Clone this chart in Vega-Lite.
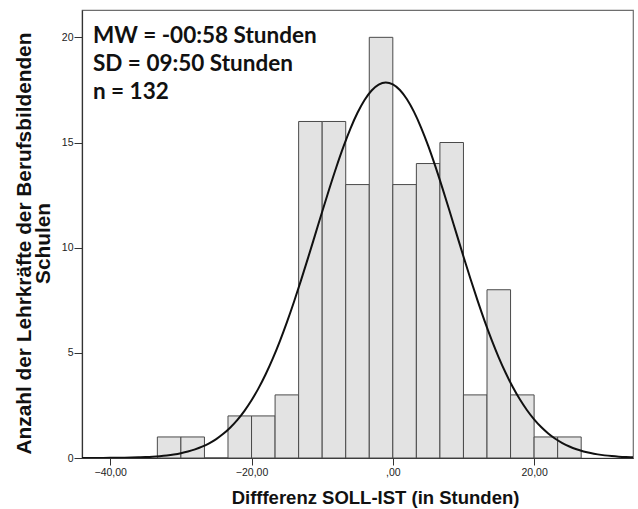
{
  "$schema": "https://vega.github.io/schema/vega-lite/v6.json",
  "width": 551,
  "height": 448,
  "autosize": {"type": "none"},
  "padding": {"left": 82, "top": 10, "right": 5, "bottom": 51},
  "background": "white",
  "config": {
    "view": {"stroke": "#6e6e6e", "strokeWidth": 1.2},
    "font": "Liberation Sans"
  },
  "datasets": {
    "bins": [
      {"start": -33.333, "end": -30, "count": 1},
      {"start": -30, "end": -26.667, "count": 1},
      {"start": -26.667, "end": -23.333, "count": 0},
      {"start": -23.333, "end": -20, "count": 2},
      {"start": -20, "end": -16.667, "count": 2},
      {"start": -16.667, "end": -13.333, "count": 3},
      {"start": -13.333, "end": -10, "count": 16},
      {"start": -10, "end": -6.667, "count": 16},
      {"start": -6.667, "end": -3.333, "count": 13},
      {"start": -3.333, "end": 0, "count": 20},
      {"start": 0, "end": 3.333, "count": 13},
      {"start": 3.333, "end": 6.667, "count": 14},
      {"start": 6.667, "end": 10, "count": 15},
      {"start": 10, "end": 13.333, "count": 3},
      {"start": 13.333, "end": 16.667, "count": 8},
      {"start": 16.667, "end": 20, "count": 3},
      {"start": 20, "end": 23.333, "count": 1},
      {"start": 23.333, "end": 26.667, "count": 1}
    ],
    "curve": [
      {"x": -44, "y": 0.00124}, {"x": -43, "y": 0.00192}, {"x": -42, "y": 0.00296}, {"x": -41, "y": 0.00449},
      {"x": -40, "y": 0.00677}, {"x": -39, "y": 0.01007}, {"x": -38, "y": 0.01485}, {"x": -37, "y": 0.02167},
      {"x": -36, "y": 0.0313}, {"x": -35, "y": 0.0447}, {"x": -34, "y": 0.0633}, {"x": -33, "y": 0.0885},
      {"x": -32, "y": 0.1227}, {"x": -31, "y": 0.1683}, {"x": -30, "y": 0.2285}, {"x": -29, "y": 0.3069},
      {"x": -28, "y": 0.4079}, {"x": -27, "y": 0.537}, {"x": -26, "y": 0.699}, {"x": -25, "y": 0.901},
      {"x": -24, "y": 1.149}, {"x": -23, "y": 1.451}, {"x": -22, "y": 1.812}, {"x": -21, "y": 2.241},
      {"x": -20, "y": 2.743}, {"x": -19, "y": 3.322}, {"x": -18, "y": 3.983}, {"x": -17, "y": 4.726},
      {"x": -16, "y": 5.549}, {"x": -15, "y": 6.45}, {"x": -14, "y": 7.418}, {"x": -13, "y": 8.444},
      {"x": -12, "y": 9.514}, {"x": -11, "y": 10.609}, {"x": -10, "y": 11.709}, {"x": -9, "y": 12.789},
      {"x": -8, "y": 13.824}, {"x": -7, "y": 14.79}, {"x": -6, "y": 15.661}, {"x": -5, "y": 16.412},
      {"x": -4, "y": 17.023}, {"x": -3, "y": 17.474}, {"x": -2, "y": 17.753}, {"x": -1, "y": 17.851},
      {"x": 0, "y": 17.765}, {"x": 1, "y": 17.498}, {"x": 2, "y": 17.057}, {"x": 3, "y": 16.457},
      {"x": 4, "y": 15.713}, {"x": 5, "y": 14.85}, {"x": 6, "y": 13.888}, {"x": 7, "y": 12.856},
      {"x": 8, "y": 11.778}, {"x": 9, "y": 10.68}, {"x": 10, "y": 9.584}, {"x": 11, "y": 8.511},
      {"x": 12, "y": 7.483}, {"x": 13, "y": 6.51}, {"x": 14, "y": 5.606}, {"x": 15, "y": 4.777},
      {"x": 16, "y": 4.029}, {"x": 17, "y": 3.363}, {"x": 18, "y": 2.778}, {"x": 19, "y": 2.271},
      {"x": 20, "y": 1.838}, {"x": 21, "y": 1.472}, {"x": 22, "y": 1.167}, {"x": 23, "y": 0.915},
      {"x": 24, "y": 0.711}, {"x": 25, "y": 0.546}, {"x": 26, "y": 0.415}, {"x": 27, "y": 0.313},
      {"x": 28, "y": 0.233}, {"x": 29, "y": 0.172}, {"x": 30, "y": 0.125}, {"x": 31, "y": 0.0905},
      {"x": 32, "y": 0.0647}, {"x": 33, "y": 0.0458}, {"x": 34, "y": 0.0321}
    ],
    "notes": [
      {"label": "MW = -00:58 Stunden", "x": -42.45, "y": 19.75},
      {"label": "SD = 09:50 Stunden", "x": -42.45, "y": 18.38},
      {"label": "n = 132", "x": -42.45, "y": 17.05}
    ]
  },
  "layer": [
    {
      "data": {"name": "bins"},
      "mark": {"type": "rect", "fill": "#e3e3e3", "stroke": "#4a4a4a", "strokeWidth": 1},
      "encoding": {
        "x": {
          "field": "start", "type": "quantitative",
          "scale": {"domain": [-44, 34], "nice": false, "zero": false},
          "axis": {
            "values": [-40, -20, 0, 20],
            "labelExpr": "datum.value == 0 ? ',00' : replace(format(datum.value, '.2f'), '.', ',')",
            "title": "Diffferenz SOLL-IST (in Stunden)",
            "titleFont": "Liberation Sans", "titleFontSize": 18.5, "titleFontWeight": "bold", "titleColor": "#111",
            "titlePadding": 11, "titleX": 293,
            "labelFont": "Liberation Sans", "labelFontSize": 10.5, "labelColor": "#222", "labelPadding": 2,
            "tickSize": 7, "tickColor": "#333", "domainColor": "#333", "domainWidth": 1.2,
            "grid": false
          }
        },
        "x2": {"field": "end"},
        "y": {
          "field": "count", "type": "quantitative",
          "scale": {"domain": [0, 21.3], "nice": false},
          "axis": {
            "values": [0, 5, 10, 15, 20],
            "title": ["Anzahl der Lehrkräfte der Berufsbildenden", "Schulen"],
            "titleFont": "Liberation Sans", "titleFontSize": 20.8, "titleFontWeight": "bold", "titleColor": "#111",
            "titleLineHeight": 18.5, "titlePadding": 8, "titleY": 233,
            "labelFont": "Liberation Sans", "labelFontSize": 10.5, "labelColor": "#222", "labelPadding": 1,
            "tickSize": 8, "tickColor": "#333", "domainColor": "#333", "domainWidth": 1.2,
            "grid": false
          }
        },
        "y2": {"datum": 0}
      }
    },
    {
      "data": {"name": "curve"},
      "mark": {"type": "line", "color": "#111", "strokeWidth": 2, "interpolate": "monotone", "clip": true},
      "encoding": {
        "x": {"field": "x", "type": "quantitative"},
        "y": {"field": "y", "type": "quantitative"}
      }
    },
    {
      "data": {"name": "notes"},
      "mark": {"type": "text", "align": "left", "baseline": "alphabetic", "font": "Lato", "fontSize": 22.5, "fontWeight": "bold", "color": "#111"},
      "encoding": {
        "x": {"field": "x", "type": "quantitative"},
        "y": {"field": "y", "type": "quantitative"},
        "text": {"field": "label"}
      }
    }
  ]
}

□ □ □ □

▶ _Aim of the exercise_: Every line above should be returned word for word, with the pictures left behind.

▶ _Task response_:
Clone this chart in Vega-Lite.
{
  "$schema": "https://vega.github.io/schema/vega-lite/v6.json",
  "width": 551,
  "height": 448,
  "autosize": {"type": "none"},
  "padding": {"left": 82, "top": 10, "right": 5, "bottom": 51},
  "background": "white",
  "config": {
    "view": {"stroke": "#6e6e6e", "strokeWidth": 1.2},
    "font": "Liberation Sans"
  },
  "datasets": {
    "bins": [
      {"start": -33.333, "end": -30, "count": 1},
      {"start": -30, "end": -26.667, "count": 1},
      {"start": -26.667, "end": -23.333, "count": 0},
      {"start": -23.333, "end": -20, "count": 2},
      {"start": -20, "end": -16.667, "count": 2},
      {"start": -16.667, "end": -13.333, "count": 3},
      {"start": -13.333, "end": -10, "count": 16},
      {"start": -10, "end": -6.667, "count": 16},
      {"start": -6.667, "end": -3.333, "count": 13},
      {"start": -3.333, "end": 0, "count": 20},
      {"start": 0, "end": 3.333, "count": 13},
      {"start": 3.333, "end": 6.667, "count": 14},
      {"start": 6.667, "end": 10, "count": 15},
      {"start": 10, "end": 13.333, "count": 3},
      {"start": 13.333, "end": 16.667, "count": 8},
      {"start": 16.667, "end": 20, "count": 3},
      {"start": 20, "end": 23.333, "count": 1},
      {"start": 23.333, "end": 26.667, "count": 1}
    ],
    "curve": [
      {"x": -44, "y": 0.00124}, {"x": -43, "y": 0.00192}, {"x": -42, "y": 0.00296}, {"x": -41, "y": 0.00449},
      {"x": -40, "y": 0.00677}, {"x": -39, "y": 0.01007}, {"x": -38, "y": 0.01485}, {"x": -37, "y": 0.02167},
      {"x": -36, "y": 0.0313}, {"x": -35, "y": 0.0447}, {"x": -34, "y": 0.0633}, {"x": -33, "y": 0.0885},
      {"x": -32, "y": 0.1227}, {"x": -31, "y": 0.1683}, {"x": -30, "y": 0.2285}, {"x": -29, "y": 0.3069},
      {"x": -28, "y": 0.4079}, {"x": -27, "y": 0.537}, {"x": -26, "y": 0.699}, {"x": -25, "y": 0.901},
      {"x": -24, "y": 1.149}, {"x": -23, "y": 1.451}, {"x": -22, "y": 1.812}, {"x": -21, "y": 2.241},
      {"x": -20, "y": 2.743}, {"x": -19, "y": 3.322}, {"x": -18, "y": 3.983}, {"x": -17, "y": 4.726},
      {"x": -16, "y": 5.549}, {"x": -15, "y": 6.45}, {"x": -14, "y": 7.418}, {"x": -13, "y": 8.444},
      {"x": -12, "y": 9.514}, {"x": -11, "y": 10.609}, {"x": -10, "y": 11.709}, {"x": -9, "y": 12.789},
      {"x": -8, "y": 13.824}, {"x": -7, "y": 14.79}, {"x": -6, "y": 15.661}, {"x": -5, "y": 16.412},
      {"x": -4, "y": 17.023}, {"x": -3, "y": 17.474}, {"x": -2, "y": 17.753}, {"x": -1, "y": 17.851},
      {"x": 0, "y": 17.765}, {"x": 1, "y": 17.498}, {"x": 2, "y": 17.057}, {"x": 3, "y": 16.457},
      {"x": 4, "y": 15.713}, {"x": 5, "y": 14.85}, {"x": 6, "y": 13.888}, {"x": 7, "y": 12.856},
      {"x": 8, "y": 11.778}, {"x": 9, "y": 10.68}, {"x": 10, "y": 9.584}, {"x": 11, "y": 8.511},
      {"x": 12, "y": 7.483}, {"x": 13, "y": 6.51}, {"x": 14, "y": 5.606}, {"x": 15, "y": 4.777},
      {"x": 16, "y": 4.029}, {"x": 17, "y": 3.363}, {"x": 18, "y": 2.778}, {"x": 19, "y": 2.271},
      {"x": 20, "y": 1.838}, {"x": 21, "y": 1.472}, {"x": 22, "y": 1.167}, {"x": 23, "y": 0.915},
      {"x": 24, "y": 0.711}, {"x": 25, "y": 0.546}, {"x": 26, "y": 0.415}, {"x": 27, "y": 0.313},
      {"x": 28, "y": 0.233}, {"x": 29, "y": 0.172}, {"x": 30, "y": 0.125}, {"x": 31, "y": 0.0905},
      {"x": 32, "y": 0.0647}, {"x": 33, "y": 0.0458}, {"x": 34, "y": 0.0321}
    ],
    "notes": [
      {"label": "MW = -00:58 Stunden", "x": -42.45, "y": 19.75},
      {"label": "SD = 09:50 Stunden", "x": -42.45, "y": 18.38},
      {"label": "n = 132", "x": -42.45, "y": 17.05}
    ]
  },
  "layer": [
    {
      "data": {"name": "bins"},
      "mark": {"type": "rect", "fill": "#e3e3e3", "stroke": "#4a4a4a", "strokeWidth": 1},
      "encoding": {
        "x": {
          "field": "start", "type": "quantitative",
          "scale": {"domain": [-44, 34], "nice": false, "zero": false},
          "axis": {
            "values": [-40, -20, 0, 20],
            "labelExpr": "datum.value == 0 ? ',00' : replace(format(datum.value, '.2f'), '.', ',')",
            "title": "Diffferenz SOLL-IST (in Stunden)",
            "titleFont": "Liberation Sans", "titleFontSize": 18.5, "titleFontWeight": "bold", "titleColor": "#111",
            "titlePadding": 11, "titleX": 293,
            "labelFont": "Liberation Sans", "labelFontSize": 10.5, "labelColor": "#222", "labelPadding": 2,
            "tickSize": 7, "tickColor": "#333", "domainColor": "#333", "domainWidth": 1.2,
            "grid": false
          }
        },
        "x2": {"field": "end"},
        "y": {
          "field": "count", "type": "quantitative",
          "scale": {"domain": [0, 21.3], "nice": false},
          "axis": {
            "values": [0, 5, 10, 15, 20],
            "title": ["Anzahl der Lehrkräfte der Berufsbildenden", "Schulen"],
            "titleFont": "Liberation Sans", "titleFontSize": 20.8, "titleFontWeight": "bold", "titleColor": "#111",
            "titleLineHeight": 18.5, "titlePadding": 8, "titleY": 233,
            "labelFont": "Liberation Sans", "labelFontSize": 10.5, "labelColor": "#222", "labelPadding": 1,
            "tickSize": 8, "tickColor": "#333", "domainColor": "#333", "domainWidth": 1.2,
            "grid": false
          }
        },
        "y2": {"datum": 0}
      }
    },
    {
      "data": {"name": "curve"},
      "mark": {"type": "line", "color": "#111", "strokeWidth": 2, "interpolate": "monotone", "clip": true},
      "encoding": {
        "x": {"field": "x", "type": "quantitative"},
        "y": {"field": "y", "type": "quantitative"}
      }
    },
    {
      "data": {"name": "notes"},
      "mark": {"type": "text", "align": "left", "baseline": "alphabetic", "font": "Lato", "fontSize": 22.5, "fontWeight": "bold", "color": "#111"},
      "encoding": {
        "x": {"field": "x", "type": "quantitative"},
        "y": {"field": "y", "type": "quantitative"},
        "text": {"field": "label"}
      }
    }
  ]
}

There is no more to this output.